Exercise directions:
Only the lines from the top of the listing below to the line that has "import * as" should be echoed, with both ends kept and pictures left out.

Dataset extract:
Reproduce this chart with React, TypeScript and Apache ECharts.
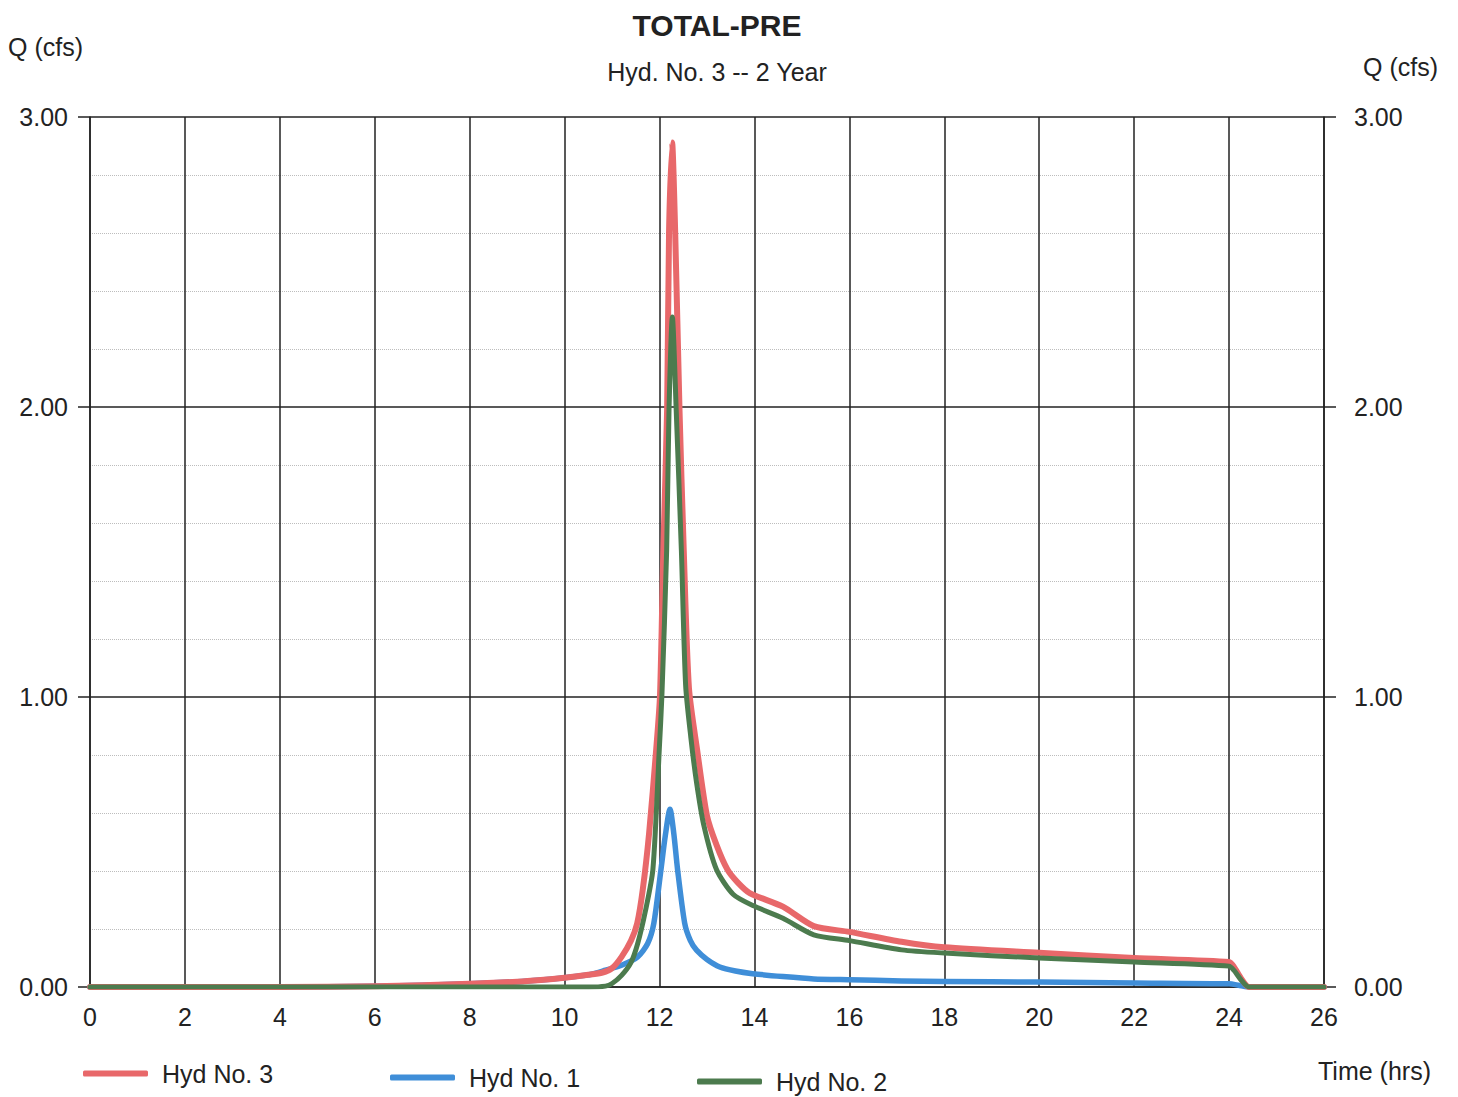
import React, { useEffect, useRef } from "react";
import * as echarts from "echarts";

// ---- Data (time in hrs, flow in cfs) ----
const hyd3Time = [0, 2, 4, 6, 7, 8, 9, 9.5, 10, 10.5, 10.8, 11.0, 11.2, 11.4, 11.53, 11.65, 11.78, 11.93, 12.01, 12.08, 12.16, 12.2, 12.265, 12.33, 12.42, 12.51, 12.62, 12.79, 13.0, 13.2, 13.43, 13.65, 13.9, 14.6, 15.25, 16.0, 17.1, 18.0, 20.0, 22.0, 24.0, 24.1, 24.25, 24.42, 26];
const hyd3Flow = [0, 0, 0, 0.003, 0.006, 0.011, 0.018, 0.024, 0.032, 0.042, 0.05, 0.065, 0.104, 0.16, 0.22, 0.34, 0.53, 0.82, 1.006, 1.506, 1.994, 2.6, 2.912, 2.6, 1.994, 1.506, 1.03, 0.82, 0.59, 0.49, 0.405, 0.36, 0.324, 0.277, 0.21, 0.19, 0.156, 0.137, 0.118, 0.1, 0.086, 0.07, 0.03, 0.0, 0];

const hyd1Time = [0, 2, 4, 6, 7, 8, 9, 9.5, 10, 10.5, 10.86, 11.2, 11.54, 11.75, 11.88, 12.03, 12.12, 12.22, 12.3, 12.38, 12.53, 12.65, 12.78, 13.0, 13.27, 13.6, 13.96, 14.6, 15.25, 16.0, 17.1, 18, 20, 22, 24, 24.2, 24.4, 26];
const hyd1Flow = [0, 0, 0, 0.003, 0.006, 0.011, 0.018, 0.024, 0.032, 0.042, 0.058, 0.075, 0.104, 0.15, 0.22, 0.405, 0.52, 0.613, 0.53, 0.405, 0.22, 0.16, 0.127, 0.095, 0.069, 0.055, 0.046, 0.036, 0.028, 0.025, 0.021, 0.019, 0.017, 0.014, 0.011, 0.006, 0.0, 0];

const hyd2Time = [0, 10.5, 10.86, 11.0, 11.2, 11.4, 11.54, 11.7, 11.86, 11.995, 12.05, 12.15, 12.2, 12.27, 12.35, 12.46, 12.55, 12.66, 12.78, 12.93, 13.2, 13.55, 13.98, 14.6, 15.25, 16.0, 17.1, 18, 20, 22, 24, 24.1, 24.25, 24.42, 26];
const hyd2Flow = [0, 0, 0.003, 0.012, 0.04, 0.085, 0.15, 0.26, 0.405, 0.82, 1.006, 1.506, 1.994, 2.31, 1.994, 1.506, 1.04, 0.86, 0.705, 0.56, 0.405, 0.32, 0.28, 0.237, 0.18, 0.16, 0.128, 0.117, 0.1, 0.086, 0.072, 0.058, 0.025, 0.0, 0];

const seriesNames = ["Hyd No. 3", "Hyd No. 1", "Hyd No. 2"];
const titleText = "TOTAL-PRE";
const subtitleText = "Hyd. No. 3 -- 2 Year";
const yAxisName = "Q (cfs)";
const xAxisName = "Time (hrs)";

const RED = "#E8686A";
const BLUE = "#3F8ED8";
const GREEN = "#4C7B4E";
const INK = "#222222";
const FONT = "'Liberation Sans', Arial, sans-serif";

export default function App() {
  const ref = useRef<HTMLDivElement>(null);

  useEffect(() => {
    const chart = echarts.init(ref.current as HTMLDivElement, null, { renderer: "svg" });
    const pairs = (t: number[], v: number[]) => t.map((x, i) => [x, v[i]]);

    const lineSeries = (name: string, t: number[], v: number[], color: string, width: number) => ({
      name,
      type: "line",
      data: pairs(t, v),
      showSymbol: false,
      symbol: "none",
      smooth: 0.25,
      yAxisIndex: 0,
      lineStyle: { color, width, cap: "round", join: "round" },
      itemStyle: { color },
    });

    const legendFor = (name: string, left: number, top: number) => ({
      data: [name],
      left,
      top,
      padding: 0,
      icon: "roundRect",
      itemWidth: 65,
      itemHeight: 6,
      selectedMode: false,
      textStyle: { color: INK, fontSize: 25, fontFamily: FONT, padding: [0, 0, 0, 9] },
    });

    const txt = (text: string, x: number, y: number, size: number, align: string, bold = false) => ({
      type: "text",
      x,
      y,
      style: {
        text,
        fill: INK,
        fontSize: size,
        fontWeight: bold ? "bold" : "normal",
        fontFamily: FONT,
        align,
        verticalAlign: "middle",
      },
    });

    chart.setOption({
      animation: false,
      backgroundColor: "#ffffff",
      textStyle: { fontFamily: FONT },
      grid: { left: 90, top: 117, width: 1234, height: 870, containLabel: false },
      xAxis: {
        type: "value",
        min: 0,
        max: 26,
        interval: 2,
        axisLine: { show: true, lineStyle: { color: INK, width: 1.5 } },
        axisTick: { show: false },
        axisLabel: { color: INK, fontSize: 25, margin: 17, fontFamily: FONT },
        splitLine: { show: true, lineStyle: { color: INK, width: 1.5 } },
      },
      yAxis: [
        {
          type: "value",
          position: "left",
          min: 0,
          max: 3,
          interval: 1,
          axisLine: { show: true, lineStyle: { color: INK, width: 1.5 } },
          axisTick: { show: true, length: 12, lineStyle: { color: INK, width: 1.5 } },
          axisLabel: {
            color: INK,
            fontSize: 25,
            margin: 22,
            fontFamily: FONT,
            formatter: (v: number) => v.toFixed(2),
          },
          splitLine: { show: true, lineStyle: { color: INK, width: 1.5 } },
          minorTick: { show: false, splitNumber: 5 },
          minorSplitLine: { show: true, lineStyle: { color: "#bdbdbd", width: 1, type: "dotted" } },
        },
        {
          type: "value",
          position: "right",
          min: 0,
          max: 3,
          interval: 1,
          axisLine: { show: true, lineStyle: { color: INK, width: 1.5 } },
          axisTick: { show: true, length: 12, lineStyle: { color: INK, width: 1.5 } },
          axisLabel: {
            color: INK,
            fontSize: 25,
            margin: 30,
            fontFamily: FONT,
            formatter: (v: number) => v.toFixed(2),
          },
          splitLine: { show: false },
        },
      ],
      legend: [
        legendFor(seriesNames[0], 83, 1061),
        legendFor(seriesNames[1], 390, 1065),
        legendFor(seriesNames[2], 697, 1069),
      ],
      graphic: [
        txt(titleText, 717, 25, 30, "center", true),
        txt(subtitleText, 717, 72, 25, "center"),
        txt(yAxisName, 8, 47, 25, "left"),
        txt(yAxisName, 1363, 67, 25, "left"),
        txt(xAxisName, 1318, 1071, 25, "left"),
      ],
      series: [
        lineSeries(seriesNames[1], hyd1Time, hyd1Flow, BLUE, 5.5),
        lineSeries(seriesNames[0], hyd3Time, hyd3Flow, RED, 6),
        lineSeries(seriesNames[2], hyd2Time, hyd2Flow, GREEN, 5),
      ],
    });

    return () => chart.dispose();
  }, []);

  return (
    <div
      ref={ref}
      style={{ position: "absolute", left: 0, top: 0, width: 1458, height: 1097, background: "#fff" }}
    />
  );
}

Solution to the exercise:
Reproduce this chart with React, TypeScript and Apache ECharts.
import React, { useEffect, useRef } from "react";
import * as echarts from "echarts";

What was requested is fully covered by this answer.